The scam uses an image of a Serbian politician and contains a link to a phoney Facebook page promising victims $20,000 but actually intended to steal personal information.
Eventually, the scammers request fees be paid up-front to receive the funds.
WA Commerce Minister Sue Ellery says the messages appear to come from a friend who is encouraging the target to contact an agent because they and others have already received the payment.
"We strongly advise people in flood-affected areas to be extremely careful and not click on links or give out personal information such as bank details in response to random messages received via text or social media," she said.
"It is unbelievable that criminals have sought to exploit vulnerable people at a time when many of them have lost everything."
Ms Ellery said there had also been reports of social media commentary about relief funding from the "Australian Flooding Agency", when no such agency exists.
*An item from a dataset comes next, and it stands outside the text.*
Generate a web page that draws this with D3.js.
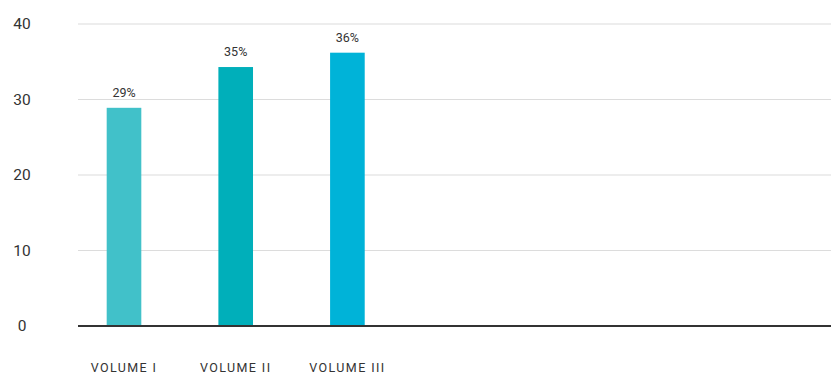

People were also being targeted by fake charities set up to steal money from would-be donors.
In one instance, an Instagram account posing as a legitimate registered charity in Fitzroy Crossing was asking donors to buy Amazon e-gift cards.
Residents in the town of Derby have been left frustrated by supply shortages after the flood damage isolated the town.
Shire president Geoff Haerawa said the town had received dozens of pallets of food and essentials, and was working to get products on shelves.
"The shelves have been empty in our main supermarket here," he told the ABC.
"I have spoken to the manager, I have spoken up the line, and they're doing their darndest to get product on the shelf.
"There's always a bottleneck somewhere and that's the fact that the road is out, and we're having to rely on barges and an air bridge coming across from Broome and other areas."
About 150 evacuees - some from remote communities - were brought to Derby, prompting the introduction of temporary alcohol restrictions which have angered some locals.
The state government has outlined plans to rebuild the collapsed Fitzroy Crossing bridge after the floods destroyed 38 homes and damaged dozens more.
A barge system will be implemented to allow traffic through while a low-level floodway crossing is built over the next four months.